*** Items
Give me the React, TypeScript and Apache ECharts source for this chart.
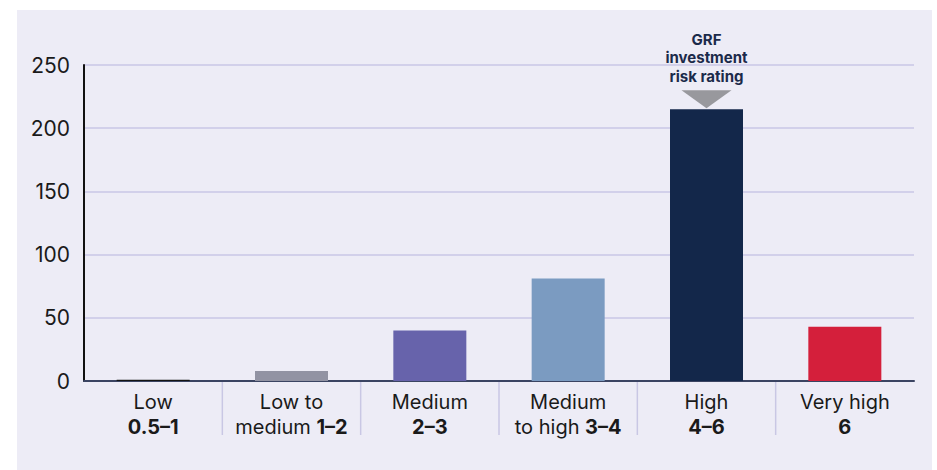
import React, { useEffect, useRef } from "react";
import * as echarts from "echarts";

// Risk rating bands (x axis)
const ratingNames = ["Low", "Low to medium", "Medium", "Medium to high", "High", "Very high"];
const labelTop = ["Low", "Low to", "Medium", "Medium", "High", "Very high"];
const labelPlain = ["", "medium ", "", "to high ", "", ""];
const labelBold = ["0.5–1", "1–2", "2–3", "3–4", "4–6", "6"];

// Count per band
const counts = [1, 8, 40, 81, 215, 43];
const barColors = ["#141414", "#9293a3", "#6763ab", "#7b9bc1", "#13274a", "#d41f3b"];

// Y axis ticks
const yMin = 0;
const yMax = 250;
const yStep = 50;

// Annotated band
const highlightIndex = 4;
const highlightText = ["GRF", "investment", "risk rating"];

const FONT = "Inter, 'Noto Sans', sans-serif";

export default function App() {
  const ref = useRef<HTMLDivElement>(null);

  useEffect(() => {
    if (!ref.current) return;
    const chart = echarts.init(ref.current, null, { renderer: "svg" });

    const option: any = {
      animation: false,
      textStyle: { fontFamily: FONT },
      graphic: [
        {
          type: "rect",
          z: -10,
          silent: true,
          shape: { x: 17, y: 10, width: 915, height: 460 },
          style: { fill: "#edecf6" },
        },
      ],
      grid: { left: 84, right: 23, top: 65, bottom: 89 },
      xAxis: {
        type: "category",
        data: ratingNames,
        axisLine: { lineStyle: { color: "#3b4462", width: 2 } },
        axisTick: { show: false },
        axisLabel: {
          interval: 0,
          margin: 8,
          formatter: (_v: string, i: number) =>
            `{n|${labelTop[i]}}\n{n|${labelPlain[i]}}{b|${labelBold[i]}}`,
          rich: {
            n: { fontSize: 20, color: "#1a1a1a", lineHeight: 25, fontFamily: FONT },
            b: { fontSize: 20, color: "#1a1a1a", lineHeight: 25, fontWeight: "bold", fontFamily: FONT },
          },
        },
      },
      yAxis: {
        type: "value",
        min: yMin,
        max: yMax,
        interval: yStep,
        axisLine: { show: true, lineStyle: { color: "#111111", width: 2 } },
        axisTick: { show: false },
        axisLabel: { fontSize: 21, color: "#1a1a1a", margin: 14, fontFamily: FONT },
        splitLine: { lineStyle: { color: "#c9c7e6", width: 1.5 } },
      },
      series: [
        {
          type: "bar",
          barWidth: 73,
          data: counts.map((v, i) => ({ value: v, itemStyle: { color: barColors[i] } })),
          z: 3,
          markPoint: {
            symbol: "triangle",
            symbolSize: [50, 18],
            symbolRotate: 180,
            symbolOffset: [0, -10],
            itemStyle: { color: "#98989d" },
            label: {
              show: true,
              position: "top",
              distance: 5,
              formatter: highlightText.map((t) => `{a|${t}}`).join("\n"),
              rich: {
                a: {
                  fontSize: 15,
                  lineHeight: 18.2,
                  fontWeight: "bold",
                  color: "#1b2a4a",
                  fontFamily: FONT,
                  align: "center",
                },
              },
            },
            data: [{ coord: [ratingNames[highlightIndex], counts[highlightIndex]] }],
          },
        },
        {
          // separators between band labels, below the axis
          type: "custom",
          silent: true,
          clip: false,
          z: 1,
          data: ratingNames.slice(1).map((_, k) => [k + 1, 0]),
          renderItem: (_params: any, api: any) => {
            const idx = api.value(0);
            const c = api.coord([idx, 0]);
            const w = api.size([1, 0])[0];
            const x = c[0] - w / 2;
            return {
              type: "line",
              shape: { x1: x, y1: c[1] + 1, x2: x, y2: c[1] + 54 },
              style: { stroke: "#c9c7e4", lineWidth: 1.5 },
            };
          },
        },
      ],
    };

    chart.setOption(option);
    return () => chart.dispose();
  }, []);

  return (
    <div
      ref={ref}
      style={{ position: "fixed", left: 0, top: 0, width: 937, height: 470, background: "#ffffff" }}
    />
  );
}
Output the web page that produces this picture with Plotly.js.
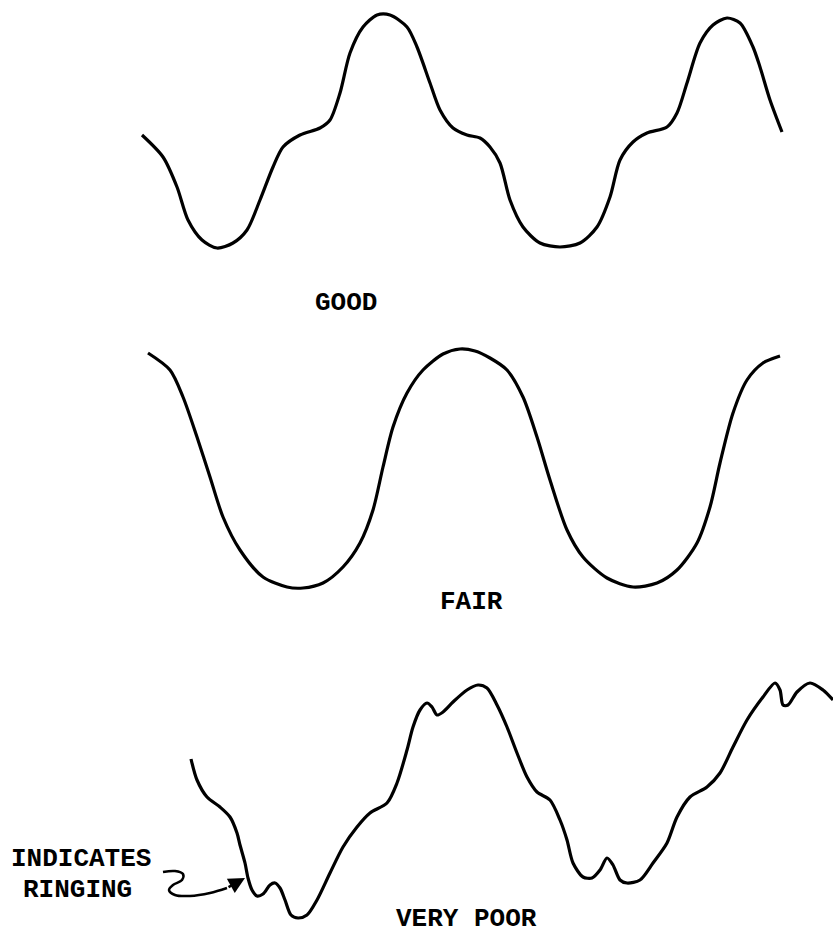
<!DOCTYPE html>
<html>
<head>
<meta charset="utf-8">
<script src="https://cdn.plot.ly/plotly-3.0.1.min.js"></script>
<style>html,body{margin:0;padding:0;background:#fff;}#chart{width:833px;height:936px;}</style>
</head>
<body>
<div id="chart"></div>
<script>
// Traced waveform points (page coordinates, y downward)
const goodX = [142,163,177,188,202,217,233,247,260,273,283,300,320,330,340,350,363,377,390,407,417,430,440,453,467,480,490,500,510,523,540,560,580,597,610,620,633,647,667,677,687,700,713,727,740,753,760,770,782];
const goodY = [135,157,187,220,240,248,243,230,200,167,147,135,128,120,93,53,27,15,15,27,47,83,110,128,135,138,147,163,200,227,243,247,243,227,197,160,142,133,127,113,83,43,25,18,23,47,67,100,132];

const fairX = [148,170,183,197,210,223,240,263,287,303,323,343,360,373,383,393,407,423,443,460,475,490,507,523,537,550,567,583,607,633,657,677,697,710,720,733,747,763,780];
const fairY = [353,370,397,437,477,517,550,577,587,588,583,567,543,510,467,427,393,370,354,349,351,358,370,397,437,480,530,557,578,587,583,570,543,507,463,413,380,363,356];

const poorX = [191,197,207,220,230,237,240,245,248,252,257,263,270,275,280,285,291,298,307,317,330,343,357,370,387,397,407,413,420,427,432,437,443,453,467,478,487,497,507,517,527,537,550,560,567,573,583,592,600,607,613,620,627,640,653,667,677,690,707,720,733,747,763,775,780,783,788,797,810,823,833];
const poorY = [759,780,797,807,817,833,845,863,878,890,896,894,885,883,888,900,915,918,915,900,873,847,827,813,803,783,750,727,710,703,707,715,712,702,690,685,688,705,727,753,777,792,800,820,840,863,877,878,870,858,865,880,883,880,863,843,817,797,787,773,747,720,697,683,690,705,705,692,683,690,700];

const squiggleX = [163,175,183,182,173,169,175,190,210,227];
const squiggleY = [872,871,874,880,885,890,895,896,893,888];

const labelText = ["GOOD", "FAIR", "INDICATES", "RINGING", "VERY POOR"];
const labelX = [346, 471, 81, 77, 466];
const labelY = [303, 602, 859, 890, 935];
const labelAnchor = ["middle", "middle", "middle", "middle", "bottom"];

const arrowTip = [245, 878];
const arrowTail = [227, 888];

const lineStyle = {color: '#000', width: 3.2, shape: 'spline', smoothing: 0.8};
const traces = [
  {x: goodX, y: goodY, mode: 'lines', line: lineStyle, hoverinfo: 'skip'},
  {x: fairX, y: fairY, mode: 'lines', line: lineStyle, hoverinfo: 'skip'},
  {x: poorX, y: poorY, mode: 'lines', line: lineStyle, hoverinfo: 'skip'},
  {x: squiggleX, y: squiggleY, mode: 'lines', line: {color: '#000', width: 2.5, shape: 'spline', smoothing: 1}, hoverinfo: 'skip'}
];

const annotations = labelText.map((t, i) => ({
  x: labelX[i], y: labelY[i], xref: 'x', yref: 'y', text: t, showarrow: false,
  xanchor: 'center', yanchor: labelAnchor[i], borderpad: 0,
  font: {family: 'Liberation Mono, Courier New, monospace', size: 26, color: '#000', weight: 'bold'}
}));
annotations.push({
  x: arrowTip[0], y: arrowTip[1], ax: arrowTail[0], ay: arrowTail[1],
  xref: 'x', yref: 'y', axref: 'x', ayref: 'y', text: '', showarrow: true,
  arrowhead: 2, arrowsize: 1.3, arrowwidth: 2.5, arrowcolor: '#000', standoff: 0
});

const layout = {
  width: 833, height: 936,
  margin: {l: 0, r: 0, t: 0, b: 0},
  paper_bgcolor: '#fff', plot_bgcolor: '#fff',
  showlegend: false,
  xaxis: {range: [0, 833], visible: false, fixedrange: true},
  yaxis: {range: [936, 0], visible: false, fixedrange: true},
  annotations: annotations
};

Plotly.newPlot('chart', traces, layout, {staticPlot: true});
</script>
</body>
</html>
******
▸ Objective:
Which lines contain the word "React"? Return each of them.

▸ Full answer:
Give me the React, TypeScript and Apache ECharts source for this chart.
import React, { useEffect, useRef } from "react";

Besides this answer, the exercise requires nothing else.